Top Republican Legislator Admits GOP Tax Scheme Could Lead to Cuts to Public School Funding
No Love for Public Schools From “Boss” Vos
MADISON, Wis. — A top Republican legislator today admitted that Assembly Speaker Robin “Boss” Vos’ scheme to protect a tax loophole that unfairly benefits the wealthiest, and perhaps businesses owned by Vos, could result in cuts to public school funding. One Wisconsin Now Executive Director Analiese Eicher noted the sad irony of Vos threatening public school funding in the midst of the 2019 “I Love My Public School” week.
“Robin Vos isn’t showing any love for Wisconsin public schools,” said Eicher. “According to a fellow Republican his plan to save a tax loophole that unfairly benefits the wealthiest in Wisconsin, and maybe even himself, could lead to cuts to public schools.”

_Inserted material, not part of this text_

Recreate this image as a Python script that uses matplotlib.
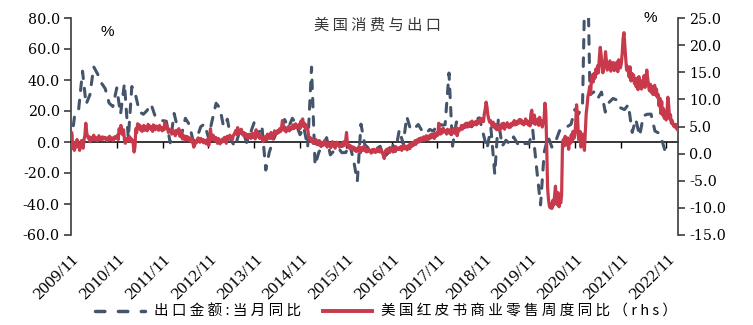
import matplotlib
matplotlib.use("Agg")
import matplotlib.pyplot as plt
import matplotlib.dates as mdates
from matplotlib.lines import Line2D
import pandas as pd

# ---------------- data ----------------
# China exports (USD), YoY of the month, %, monthly from 2009/11
export_yoy = [
    -1.2, 17.7,
    21.0, 45.7, 24.3, 30.5, 48.5, 43.9, 38.1, 34.4, 25.1, 22.9, 34.9, 17.9,
    37.7, 2.4, 35.8, 29.9, 19.4, 17.9, 20.4, 24.5, 17.1, 15.9, 13.8, 13.4,
    -0.5, 18.4, 8.9, 4.9, 15.3, 11.3, 1.0, 2.7, 9.9, 11.6, 2.9, 14.1,
    25.0, 21.8, 10.0, 14.7, 1.0, -3.1, 5.1, 7.2, -0.3, 5.6, 12.7, 4.3,
    10.6, -18.1, -6.6, 0.9, 7.0, 7.2, 14.5, 9.4, 15.3, 11.6, 4.7, 9.7,
    -3.3, 48.3, -15.0, -6.4, -2.5, 2.8, -8.3, -5.5, -3.7, -6.9, -6.8, -1.4,
    -11.2, -25.4, 11.5, -1.8, -4.1, -4.8, -4.4, -2.8, -10.0, -7.3, 0.1, -6.1,
    7.9, -1.3, 16.4, 8.0, 8.7, 11.3, 7.2, 5.5, 8.1, 6.9, 12.3, 10.9,
    11.1, 44.5, -2.7, 12.9, 12.6, 11.3, 12.2, 9.8, 14.5, 15.6, 5.4, -4.4,
    9.1, -20.7, 14.2, -2.7, 1.1, -1.3, 3.3, -1.0, -3.2, -0.9, -1.1, 7.6,
    -17.2, -40.6, -6.6, 3.5, -3.3, 0.5, 7.2, 9.5, 9.9, 11.4, 21.1, 18.1,
    24.9, 154.9, 30.6, 32.3, 27.9, 32.2, 19.3, 25.6, 28.1, 27.1, 22.0, 20.9,
    24.1, 6.2, 14.7, 3.9, 16.9, 17.9, 18.0, 7.1, 5.7, -0.3, -8.7,
]
export_start = "2009-11-01"

# US Redbook same-store retail sales, weekly YoY, % (weeks ending Saturday)
redbook_2009 = [3.8, 1.0, 2.1, 0.6, 1.9, 1.2, 2.6, 1.4]
redbook_2010 = [1.5, 0.6, 1.8, 2.4, 2.2, 1.0, 2.6, 3.4, 5.6, 3.9, 3.2, 2.8,
                3.1, 2.2, 3.0, 2.6, 2.8, 3.4, 2.5, 3.0, 2.7, 2.4, 2.9, 3.3,
                2.6, 2.8, 2.5, 3.1, 2.7, 2.9, 3.0, 2.6, 2.4, 2.9, 2.5, 3.2,
                2.8, 2.6, 2.9, 2.4, 2.7, 3.1, 3.0, 2.8, 3.4, 2.6, 4.6, 3.8,
                5.2, 4.1, 3.5, 4.4]
redbook_2011 = [2.6, 1.9, 2.8, 2.3, 2.9, 2.4, 3.1, 2.2, 2.7, 2.5, 1.8, 0.3,
                1.2, 4.6, 3.9, 5.5, 4.8, 5.3, 4.4, 5.0, 4.1, 4.6, 5.2, 4.3,
                5.0, 4.8, 4.2, 5.4, 4.7, 5.1, 4.5, 4.9, 4.1, 5.3, 4.8, 4.4,
                5.1, 4.6, 4.9, 4.3, 5.2, 4.5, 4.8, 4.2, 4.7, 4.4, 5.8, 4.6,
                5.2, 4.9, 3.9, 4.5, 4.1]
redbook_2012 = [4.1, 3.6, 4.4, 3.8, 4.0, 3.3, 4.3, 3.7, 3.9, 4.6, 3.2, 3.5,
                4.0, 2.7, 3.4, 3.0, 2.5, 3.2, 2.6, 3.1, 2.8, 2.4, 2.9, 2.2,
                2.7, 2.0, 1.2, 1.6, 2.3, 2.0, 2.6, 2.9, 2.4, 2.1, 2.8, 2.3,
                2.6, 2.0, 2.5, 2.2, 1.8, 2.4, 2.7, 1.5, 2.3, 4.6, 3.1, 2.6,
                3.4, 2.9, 2.4, 3.0]
redbook_2013 = [2.4, 1.9, 2.8, 2.2, 1.8, 2.5, 2.1, 2.7, 2.3, 3.0, 2.4, 1.9,
                3.2, 2.6, 2.9, 3.4, 2.8, 3.1, 2.6, 3.3, 3.6, 3.9, 4.3, 3.5,
                4.8, 3.6, 4.2, 3.8, 4.5, 4.0, 3.4, 3.9, 3.2, 3.7, 3.3, 2.9,
                3.5, 3.1, 3.6, 2.8, 3.2, 3.8, 3.0, 3.5, 2.7, 4.4, 3.3, 3.1,
                3.7, 2.8, 3.4, 3.0]
redbook_2014 = [2.8, 2.2, 3.0, 2.6, 3.2, 2.5, 3.6, 2.9, 3.4, 2.8, 3.9, 3.3,
                2.7, 3.5, 4.2, 3.6, 4.0, 3.7, 4.3, 3.9, 4.6, 4.1, 4.8, 6.1,
                4.5, 4.3, 4.9, 4.0, 4.6, 4.4, 5.0, 4.2, 4.7, 4.5, 4.9, 5.3,
                4.6, 5.1, 5.5, 4.8, 5.2, 4.9, 5.4, 4.6, 6.0, 5.2, 6.4, 5.0,
                5.6, 4.7, 5.3, 4.9]
redbook_2015 = [4.2, 3.1, 2.6, 2.9, 2.2, 2.7, 1.9, 2.4, 2.0, 2.6, 1.7, 2.3,
                1.6, 2.4, 1.9, 1.3, 2.1, 1.5, 1.8, 2.4, 1.6, 1.9, 1.2, 2.0,
                1.5, 1.8, 1.1, 1.7, 2.2, 1.4, 1.9, 1.0, 1.6, 2.1, 1.5, 1.8,
                1.2, 1.7, 1.3, 1.9, 1.4, 2.2, 1.6, 2.4, 3.9, 1.8, 1.1, 1.6,
                0.9, 1.4, 0.8, 1.2]
redbook_2016 = [1.2, 0.6, 1.0, 0.4, 0.9, 0.5, 1.3, 0.7, 0.2, 1.1, 0.6, 0.9,
                1.4, 0.5, 0.8, 0.3, 0.7, 0.9, 0.4, 0.6, 0.1, 0.7, 0.3, 0.8,
                0.5, 0.2, 0.6, 0.9, 0.4, 0.7, 0.3, 0.8, 0.5, 0.1, -0.4, -0.9,
                0.2, 0.7, 0.4, 0.9, 0.5, 0.2, 0.8, 1.1, 0.6, 0.3, 0.9, 0.5,
                1.3, 0.7, 1.0, 0.8, 1.1]
redbook_2017 = [0.8, 1.3, 0.6, 1.1, 1.5, 0.9, 1.4, 1.0, 0.7, 1.2, 1.6, 0.9,
                1.8, 1.3, 2.0, 1.5, 1.9, 2.4, 1.7, 2.2, 2.6, 2.1, 2.8, 2.3,
                2.9, 2.4, 2.7, 3.1, 2.5, 2.8, 3.3, 2.6, 3.0, 2.7, 3.4, 2.9,
                3.6, 3.1, 3.5, 2.8, 3.7, 3.2, 3.9, 3.4, 5.6, 4.1, 3.6, 4.4,
                3.8, 4.7, 4.2, 4.0]
redbook_2018 = [4.2, 3.6, 4.5, 4.0, 3.8, 4.4, 3.5, 4.1, 3.9, 4.6, 4.2, 3.7,
                4.8, 3.3, 4.0, 4.6, 4.3, 4.7, 5.2, 4.5, 4.9, 5.3, 4.8, 5.6,
                5.1, 4.9, 5.5, 5.0, 5.8, 5.4, 6.0, 5.2, 5.7, 5.5, 5.9, 5.3,
                6.1, 5.6, 6.2, 5.8, 6.5, 6.0, 6.3, 5.9, 7.4, 8.2, 9.5, 8.6,
                7.1, 6.4, 5.8, 6.1]
redbook_2019 = [5.6, 5.0, 5.8, 5.2, 4.7, 5.4, 4.4, 5.1, 4.8, 4.3, 5.2, 4.6,
                5.5, 4.9, 5.6, 4.5, 5.3, 5.0, 5.7, 5.1, 4.8, 5.4, 4.9, 5.6,
                5.2, 5.5, 6.1, 5.3, 5.8, 5.4, 6.0, 5.6, 6.3, 5.7, 6.2, 5.5,
                5.9, 5.3, 5.8, 6.4, 5.6, 6.0, 5.3, 5.9, 5.1, 7.3, 8.0, 6.2,
                5.6, 7.1, 5.4, 6.0]
redbook_2020 = [5.8, 6.4, 5.2, 6.7, 5.5, 6.1, 4.9, 5.7, 6.3, 9.3, 7.8, 1.5,
                -6.2, -8.4, -9.6, -10.0, -9.2, -10.1, -8.6, -9.5, -7.8, -6.0,
                -8.8, -9.4, -7.2, -9.8, -8.5, -9.1, -7.6, 1.8, 2.6, 1.4,
                3.2, 2.1, 1.6, 2.9, 0.8, 2.4, 1.9, 3.5, 2.2, 4.1, 2.8, 3.3,
                5.6, 9.0, 7.4, 3.6, 2.4, 4.1, 1.2, 2.0]
redbook_2021 = [3.6, 2.1, 0.6, 4.2, 7.4, 8.8, 10.6, 11.3, 12.4, 10.9, 13.8,
                14.5, 13.2, 14.8, 13.9, 15.6, 14.7, 16.2, 14.9, 17.8, 19.6,
                18.2, 16.3, 14.9, 15.8, 16.6, 18.8, 17.2, 15.4, 16.1, 15.7,
                17.1, 15.2, 16.4, 15.9, 16.8, 15.3, 16.2, 15.6, 16.9, 15.1,
                17.3, 16.0, 15.8, 16.6, 18.4, 21.2, 22.3, 19.8, 17.6, 15.4,
                16.1]
redbook_2022 = [15.2, 14.1, 16.0, 13.4, 14.8, 13.6, 14.5, 12.9, 13.8, 12.3,
                13.9, 11.8, 14.2, 12.6, 13.5, 11.9, 12.8, 13.1, 14.4, 12.2,
                13.6, 15.4, 14.0, 12.5, 11.6, 12.8, 11.3, 12.4, 10.9, 11.8,
                12.6, 10.8, 11.9, 10.4, 10.9, 8.8, 10.2, 7.4, 9.6, 7.1, 8.3,
                6.5, 7.8, 6.2, 7.5, 10.4, 8.9, 6.4, 7.2, 5.6, 6.1, 5.3, 5.0]
redbook_2023 = [4.9, 5.4, 4.6, 4.4]

redbook_years = [
    ("2009-11-01", redbook_2009), ("2010-01-01", redbook_2010),
    ("2011-01-01", redbook_2011), ("2012-01-01", redbook_2012),
    ("2013-01-01", redbook_2013), ("2014-01-01", redbook_2014),
    ("2015-01-01", redbook_2015), ("2016-01-01", redbook_2016),
    ("2017-01-01", redbook_2017), ("2018-01-01", redbook_2018),
    ("2019-01-01", redbook_2019), ("2020-01-01", redbook_2020),
    ("2021-01-01", redbook_2021), ("2022-01-01", redbook_2022),
    ("2023-01-01", redbook_2023),
]

tick_years = list(range(2009, 2023))
tick_labels = [f"{y}/11" for y in tick_years]

title = "美 国 消 费 与 出 口"
label_export = "出 口 金 额 : 当 月 同 比"
label_redbook = "美 国 红 皮 书 商 业 零 售 周 度 同 比 （ r h s ）"

# ---------------- styling ----------------
BLUE = "#44546A"
RED = "#C8394C"
SPINE = "#3C3C3C"
NUM_FONT = "DejaVu Serif"
DATE_FONT = "Liberation Serif"
CJK = ["Noto Sans CJK SC", "DejaVu Sans"]

plt.rcParams["font.family"] = CJK

fig = plt.figure(figsize=(7.53, 3.25), dpi=100)
W, H = 753, 325
ax = fig.add_axes([71 / W, 1 - 235 / H, (678 - 71) / W, (235 - 18) / H])
ax2 = ax.twinx()

# exports (left axis)
ex_dates = pd.date_range(export_start, periods=len(export_yoy), freq="MS")
ex_x = mdates.date2num(ex_dates.to_pydatetime())
ax.plot(ex_x, export_yoy, color=BLUE, lw=2.2, dashes=(2.8, 3.2),
        dash_capstyle="round", zorder=3)

# redbook (right axis)
red_x, red_y = [], []
for first_day, vals in redbook_years:
    d = pd.date_range(first_day, periods=len(vals), freq="W-SAT")
    red_x.extend(mdates.date2num(d.to_pydatetime()))
    red_y.extend(vals)
ax2.plot(red_x, red_y, color=RED, lw=2.3, solid_joinstyle="round", zorder=3)

# axes limits
x0 = mdates.date2num(pd.Timestamp("2009-11-01").to_pydatetime())
x1 = mdates.date2num(pd.Timestamp("2023-02-01").to_pydatetime())
ax.set_xlim(x0, x1)
ax.set_ylim(-60, 80)
ax2.set_ylim(-15, 25)

ax.set_yticks(range(-60, 81, 20))
ax.set_yticklabels([f"{v:.1f}" for v in range(-60, 81, 20)],
                   fontfamily=NUM_FONT, fontsize=10.3)
ax2.set_yticks(range(-15, 26, 5))
ax2.set_yticklabels([f"{v:.1f}" for v in range(-15, 26, 5)],
                    fontfamily=NUM_FONT, fontsize=10.3)

for a in (ax, ax2):
    a.spines["top"].set_visible(False)
ax.spines["right"].set_visible(False)
ax2.spines["left"].set_visible(False)
ax2.spines["bottom"].set_visible(False)
ax.spines["left"].set_color(SPINE)
ax.spines["left"].set_linewidth(1.2)
ax2.spines["right"].set_color(SPINE)
ax2.spines["right"].set_linewidth(1.2)

ax.tick_params(axis="y", direction="out", length=5, width=1.2, color=SPINE,
               pad=3, labelcolor="black")
ax2.tick_params(axis="y", direction="out", length=5, width=1.2, color=SPINE,
                pad=3, labelcolor="black")

# category axis line through zero with ticks, labels at the bottom
tick_pos = mdates.date2num([pd.Timestamp(f"{y}-11-01").to_pydatetime()
                            for y in tick_years])
ax.spines["bottom"].set_position(("data", 0))
ax.spines["bottom"].set_color("black")
ax.spines["bottom"].set_linewidth(1.1)
ax.set_xticks(tick_pos)
ax.tick_params(axis="x", direction="out", length=4, width=1.0, color="black",
               labelbottom=False)

lab = ax.secondary_xaxis("bottom")
lab.set_xticks(tick_pos, labels=tick_labels)
lab.spines["bottom"].set_visible(False)
lab.tick_params(axis="x", length=0, pad=12)
for t in lab.get_xticklabels():
    t.set_fontfamily(DATE_FONT)
    t.set_fontsize(12.5)
    t.set_rotation(45)
    t.set_ha("right")
    t.set_va("top")
    t.set_rotation_mode("anchor")

# title and unit marks
fig.text(377 / W, 1 - 25 / H, title, ha="center", va="center",
         fontsize=11, color="#383838", family=CJK, fontweight="medium")
fig.text(107 / W, 1 - 32 / H, "%", ha="center", va="center",
         fontsize=11, family="Liberation Sans", color="black")
fig.text(650 / W, 1 - 18 / H, "%", ha="center", va="center",
         fontsize=11, family="Liberation Sans", color="black")

# legend
handles = [
    Line2D([], [], color=BLUE, lw=2.5, dashes=(2.7, 3.9),
           dash_capstyle="round"),
    Line2D([], [], color=RED, lw=2.8),
]
fig.legend(handles, [label_export, label_redbook], loc="center",
           bbox_to_anchor=(386 / W, 1 - 312 / H), ncol=2, frameon=False,
           handlelength=3.4, handletextpad=0.6,
           columnspacing=1.5, borderpad=0, prop={"family": CJK, "size": 10.5})

fig.savefig("out.png", dpi=100)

According to comments from Republican State Senator Luther Olsen reported on Twitter, the Vos plan ends up “taking money off the table” for public school funding:
As reported earlier by the Milwaukee Journal Sentinel, Vos continues to rule out closing tax loopholes to pay for middle class tax relief, as Gov. Evers has proposed. Instead, “He said he would consider funding the cut through general purpose revenue.”
General purpose revenue is the primary source of state funding for K-12 public schools and helps pay for numerous other programs including health care, transportation, public safety, job creation and more.
One Wisconsin Now previously raised the possibility Vos’ staunch defense of the tax break is personal. Vos’ financial disclosures reveal his personal wealth includes businesses with millions in real estate holdings and manufacturing interests. Entities for which he claims ownership have reported $0 in net state tax liability in recent years, according to tax records obtained by One Wisconsin Now.
According to the nonpartisan Legislative Fiscal Bureau, nearly 80 percent of the tax break Vos is fighting tooth and nail to preserve will go to individuals with adjusted gross incomes of over $1 million for tax year 2019.